⟨
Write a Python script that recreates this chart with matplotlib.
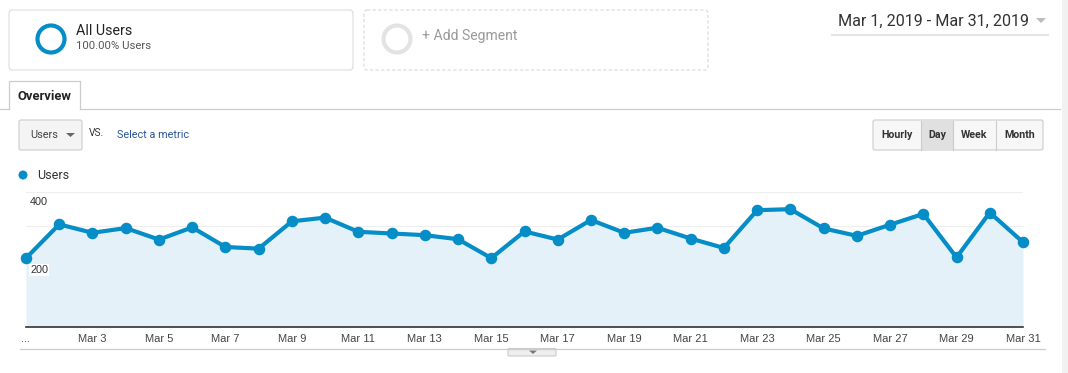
import matplotlib
matplotlib.use("Agg")
import matplotlib.pyplot as plt
from matplotlib.patches import FancyBboxPatch, Circle, Polygon, Rectangle

# daily users, March 2019
days = list(range(1, 32))
users = [205, 305, 280, 294, 260, 296, 238, 233, 314, 325,
         283, 278, 273, 261, 205, 284, 260, 318, 280, 295,
         263, 235, 347, 350, 293, 271, 304, 336, 207, 340, 252]
tick_days = list(range(1, 32, 2))
tick_labels = ["..."] + [f"Mar {d}" for d in tick_days[1:]]
y_labels = [400, 200]

W, H = 1068, 373
BLUE = "#058dc7"
FILL = "#e5f1f8"

plt.rcParams["font.family"] = ["Liberation Sans", "DejaVu Sans"]

fig = plt.figure(figsize=(W / 100, H / 100), dpi=100)

# background axes in pixel coords (y down) for the page chrome
bg = fig.add_axes([0, 0, 1, 1])
bg.set_xlim(0, W)
bg.set_ylim(H, 0)
bg.axis("off")


def box(x0, y0, x1, y1, fc="white", ec="#dddddd", lw=0.8, r=3, ls="-"):
    bg.add_patch(FancyBboxPatch((x0, y0), x1 - x0, y1 - y0,
                                boxstyle=f"round,pad=0,rounding_size={r}",
                                fc=fc, ec=ec, lw=lw, ls=ls))


# segment boxes
box(9, 10, 353, 70)
bg.add_patch(Circle((51, 39), 13.5, fill=False, ec=BLUE, lw=3.0))
bg.text(76, 31, "All Users", fontsize=10.3, color="#222222", va="center", family="Roboto")
bg.text(76, 46, "100.00% Users", fontsize=8.2, color="#555555", va="center", family="Roboto")

box(364, 10, 708, 70, ec="#d8d8d8", ls=(0, (3, 2)))
bg.add_patch(Circle((397, 39), 13.5, fill=False, ec="#e3e3e3", lw=3.0))
bg.text(422, 36, "+ Add Segment", fontsize=10.1, color="#999999", va="center", family="Roboto")

# date range
bg.text(838, 21, "Mar 1, 2019 - Mar 31, 2019", fontsize=11.6, color="#333333",
        va="center", family="Roboto")
bg.add_patch(Polygon([(1036, 18), (1046, 18), (1041, 23)], closed=True, fc="#bbbbbb", ec="none"))
bg.plot([832, 1048], [34.5, 34.5], color="#e5e5e5", lw=1.5)

# tab strip
bg.plot([0, 9], [108.5, 108.5], color="#cccccc", lw=0.9)
bg.plot([80, 1060], [108.5, 108.5], color="#cccccc", lw=0.9)
bg.plot([9, 9, 80, 80], [108.5, 81, 81, 108.5], color="#cccccc", lw=0.9)
bg.text(18, 96, "Overview", fontsize=9.4, color="#222222", weight="bold", va="center",
        family="Roboto")

# metric selector
box(19, 120, 82, 150, fc="#f4f4f4", ec="#cccccc", r=2)
bg.text(30, 135, "Users", fontsize=7.8, color="#444444", va="center", family="Roboto")
bg.add_patch(Polygon([(66, 133), (75, 133), (70.5, 137)], closed=True, fc="#666666", ec="none"))
bg.text(89, 133.5, "VS.", fontsize=7.3, color="#333333", va="center", family="Roboto")
bg.text(117, 135, "Select a metric", fontsize=7.8, color="#2b5797", va="center", family="Roboto")

# Hourly / Day / Week / Month buttons
box(873, 120, 1043, 150, fc="#f7f7f7", ec="#cccccc", r=2)
bg.add_patch(Rectangle((921, 120.5), 32, 29, fc="#e0e0e0", ec="none"))
for xd in [921, 953, 996]:
    bg.plot([xd, xd], [120.5, 149.5], color="#cccccc", lw=0.8)
for xc, lab in zip([897, 937, 974.5, 1019.5], ["Hourly", "Day", "Week", "Month"]):
    bg.text(xc, 135, lab, fontsize=7.7, color="#333333", weight="bold",
            ha="center", va="center", family="Roboto")

# legend
bg.add_patch(Circle((23, 175), 4.5, fc=BLUE, ec="none"))
bg.text(37, 175.5, "Users", fontsize=9.0, color="#333333", va="center", family="Roboto")

# bottom separator + scroll handle
bg.plot([20, 1045], [348.5, 348.5], color="#cccccc", lw=0.9)
box(508, 348.5, 556, 356, fc="#eeeeee", ec="#cccccc", r=1)
bg.add_patch(Polygon([(529, 350.5), (537, 350.5), (533, 354)], closed=True, fc="#777777", ec="none"))

# right scrollbar strip
bg.add_patch(Rectangle((1062, 0), 6, H, fc="#f1f1f1", ec="none"))

# chart axes
left, right, top, bottom = 26, 1023, 192.3, 327.3
ax = fig.add_axes([left / W, (H - bottom) / H, (right - left) / W, (bottom - top) / H])
ax.set_facecolor("none")
ax.set_xlim(1, 31)
ax.set_ylim(0, 400)

for yv in [100, 200, 300, 400]:
    ax.axhline(yv, color="#dcdcdc" if yv == 200 else "#eeeeee", lw=0.8, zorder=1)

ax.fill_between(days, users, 0, color=FILL, zorder=2, lw=0)
ax.plot(days, users, color=BLUE, lw=3.0, marker="o", markersize=7.3,
        zorder=4, clip_on=False, solid_joinstyle="round")

for yv in y_labels:
    ax.annotate(str(yv), xy=(0, yv), xycoords=("axes fraction", "data"),
                xytext=(3, -3.5), textcoords="offset points", ha="left", va="top",
                fontsize=7.8, color="#333333", zorder=3,
                bbox=dict(boxstyle="square,pad=0.1", fc="white", ec="none") if yv == 200 else None)

for s in ["top", "left", "right"]:
    ax.spines[s].set_visible(False)
ax.spines["bottom"].set_color("#333333")
ax.spines["bottom"].set_linewidth(1.2)
ax.set_yticks([])
ax.set_xticks(tick_days)
ax.set_xticklabels(tick_labels, fontsize=8.0, color="#444444")
ax.tick_params(axis="x", length=0, pad=4.5)

fig.savefig("out.png", dpi=100)
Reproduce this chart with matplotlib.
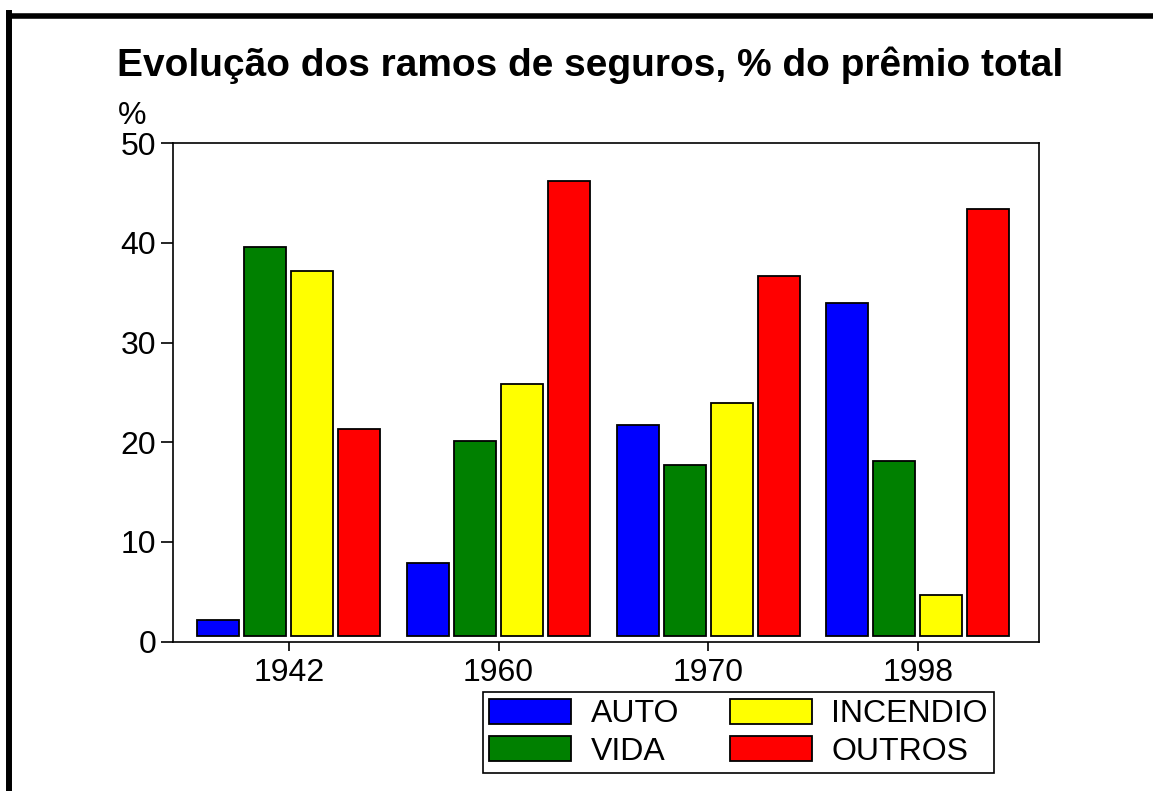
import numpy as np
import matplotlib
matplotlib.use("Agg")
import matplotlib.pyplot as plt
from matplotlib.lines import Line2D

plt.rcParams["font.family"] = ["Liberation Sans", "DejaVu Sans"]

# values (% of total premium)
years = ["1942", "1960", "1970", "1998"]
auto = [2.2, 7.9, 21.7, 34.0]
vida = [39.6, 20.1, 17.7, 18.1]
incendio = [37.2, 25.9, 23.9, 4.7]
outros = [21.3, 46.2, 36.7, 43.4]

series = [
    ("AUTO", auto, "#0000ff"),
    ("VIDA", vida, "#008000"),
    ("INCENDIO", incendio, "#ffff00"),
    ("OUTROS", outros, "#ff0000"),
]

BASE = 0.55   # bars sit slightly above the zero line in the original
STEP = 0.224
WIDTH = 0.20
FS = 23

fig = plt.figure(figsize=(11.53, 7.91), dpi=100)
ax = fig.add_axes([0.150, 0.1888, 0.751, 0.630])

x = np.arange(len(years))
handles = {}
for i, (name, vals, color) in enumerate(series):
    off = (i - 1.5) * STEP
    h = ax.bar(x + off, np.array(vals) - BASE, bottom=BASE, width=WIDTH,
               color=color, edgecolor="black", linewidth=1.3, label=name)
    handles[name] = h

ax.set_xlim(-0.553, 3.577)
ax.set_ylim(0, 50)
ax.set_yticks([0, 10, 20, 30, 40, 50])
ax.set_xticks(x)
ax.set_xticklabels(years)
ax.tick_params(axis="y", length=9, width=1.2, pad=3, labelsize=FS)
ax.tick_params(axis="x", length=6.5, width=1.2, pad=5, labelsize=FS)
for sp in ax.spines.values():
    sp.set_linewidth(1.2)

fig.text(132 / 1153, 1 - 116 / 791, "%", ha="center", va="center", fontsize=FS)
fig.text(590 / 1153, 1 - 76 / 791, "Evolução dos ramos de seguros, % do prêmio total",
         ha="center", va="baseline", fontsize=28, fontweight="bold")

order = ["AUTO", "VIDA", "INCENDIO", "OUTROS"]
leg = fig.legend([handles[n] for n in order], order, ncol=2,
                 loc="lower left", bbox_to_anchor=(483 / 1153, 18 / 791),
                 fontsize=FS, handlelength=2.57, handleheight=0.85,
                 handletextpad=0.6, columnspacing=1.6, labelspacing=0.2,
                 borderpad=0.2, borderaxespad=0, fancybox=False,
                 edgecolor="black", framealpha=1)
leg.get_frame().set_linewidth(1.2)

# thick frame on the left and top edges of the picture
fig.add_artist(Line2D([9 / 1153, 9 / 1153], [0, 1 - 13 / 791],
                      transform=fig.transFigure, color="black", lw=4.3,
                      solid_capstyle="projecting"))
fig.add_artist(Line2D([9 / 1153, 1], [1 - 15.5 / 791, 1 - 15.5 / 791],
                      transform=fig.transFigure, color="black", lw=4.0,
                      solid_capstyle="projecting"))

fig.savefig("out.png", dpi=100)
⟩
__Brief__
Repeat only the lines from the beginning of the material through the line containing "y_labels = [400, 200]", both ends kept, leaving pictures out.

__Answer to this exercise__
Write a Python script that recreates this chart with matplotlib.
import matplotlib
matplotlib.use("Agg")
import matplotlib.pyplot as plt
from matplotlib.patches import FancyBboxPatch, Circle, Polygon, Rectangle

# daily users, March 2019
days = list(range(1, 32))
users = [205, 305, 280, 294, 260, 296, 238, 233, 314, 325,
         283, 278, 273, 261, 205, 284, 260, 318, 280, 295,
         263, 235, 347, 350, 293, 271, 304, 336, 207, 340, 252]
tick_days = list(range(1, 32, 2))
tick_labels = ["..."] + [f"Mar {d}" for d in tick_days[1:]]
y_labels = [400, 200]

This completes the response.